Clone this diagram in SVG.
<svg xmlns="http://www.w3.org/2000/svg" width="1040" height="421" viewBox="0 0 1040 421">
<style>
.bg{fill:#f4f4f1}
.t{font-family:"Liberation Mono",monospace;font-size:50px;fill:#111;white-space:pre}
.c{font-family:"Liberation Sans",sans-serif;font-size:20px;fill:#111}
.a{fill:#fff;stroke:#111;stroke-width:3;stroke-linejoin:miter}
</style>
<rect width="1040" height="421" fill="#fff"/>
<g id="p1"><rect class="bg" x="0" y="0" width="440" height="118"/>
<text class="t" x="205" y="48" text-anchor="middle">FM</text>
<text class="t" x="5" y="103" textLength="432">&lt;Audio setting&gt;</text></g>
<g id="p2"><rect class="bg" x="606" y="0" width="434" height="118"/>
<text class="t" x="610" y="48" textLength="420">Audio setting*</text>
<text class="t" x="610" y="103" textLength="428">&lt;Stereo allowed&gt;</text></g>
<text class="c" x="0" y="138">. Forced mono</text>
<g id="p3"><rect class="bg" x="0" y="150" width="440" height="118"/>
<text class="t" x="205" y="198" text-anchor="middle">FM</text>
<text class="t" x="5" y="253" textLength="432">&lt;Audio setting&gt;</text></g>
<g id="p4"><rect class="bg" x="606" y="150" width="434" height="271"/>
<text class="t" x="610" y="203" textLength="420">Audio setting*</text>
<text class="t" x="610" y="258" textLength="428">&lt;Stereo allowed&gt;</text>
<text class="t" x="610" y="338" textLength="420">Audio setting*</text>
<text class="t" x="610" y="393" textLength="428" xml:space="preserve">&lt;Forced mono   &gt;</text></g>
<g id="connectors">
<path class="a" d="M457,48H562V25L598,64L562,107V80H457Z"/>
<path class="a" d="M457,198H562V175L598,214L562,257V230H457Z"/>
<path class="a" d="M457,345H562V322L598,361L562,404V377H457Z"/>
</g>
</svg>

◆ Written task
Extract the full listing above without alteration.

◆ Output of the exercise
Clone this diagram in SVG.
<svg xmlns="http://www.w3.org/2000/svg" width="1040" height="421" viewBox="0 0 1040 421">
<style>
.bg{fill:#f4f4f1}
.t{font-family:"Liberation Mono",monospace;font-size:50px;fill:#111;white-space:pre}
.c{font-family:"Liberation Sans",sans-serif;font-size:20px;fill:#111}
.a{fill:#fff;stroke:#111;stroke-width:3;stroke-linejoin:miter}
</style>
<rect width="1040" height="421" fill="#fff"/>
<g id="p1"><rect class="bg" x="0" y="0" width="440" height="118"/>
<text class="t" x="205" y="48" text-anchor="middle">FM</text>
<text class="t" x="5" y="103" textLength="432">&lt;Audio setting&gt;</text></g>
<g id="p2"><rect class="bg" x="606" y="0" width="434" height="118"/>
<text class="t" x="610" y="48" textLength="420">Audio setting*</text>
<text class="t" x="610" y="103" textLength="428">&lt;Stereo allowed&gt;</text></g>
<text class="c" x="0" y="138">. Forced mono</text>
<g id="p3"><rect class="bg" x="0" y="150" width="440" height="118"/>
<text class="t" x="205" y="198" text-anchor="middle">FM</text>
<text class="t" x="5" y="253" textLength="432">&lt;Audio setting&gt;</text></g>
<g id="p4"><rect class="bg" x="606" y="150" width="434" height="271"/>
<text class="t" x="610" y="203" textLength="420">Audio setting*</text>
<text class="t" x="610" y="258" textLength="428">&lt;Stereo allowed&gt;</text>
<text class="t" x="610" y="338" textLength="420">Audio setting*</text>
<text class="t" x="610" y="393" textLength="428" xml:space="preserve">&lt;Forced mono   &gt;</text></g>
<g id="connectors">
<path class="a" d="M457,48H562V25L598,64L562,107V80H457Z"/>
<path class="a" d="M457,198H562V175L598,214L562,257V230H457Z"/>
<path class="a" d="M457,345H562V322L598,361L562,404V377H457Z"/>
</g>
</svg>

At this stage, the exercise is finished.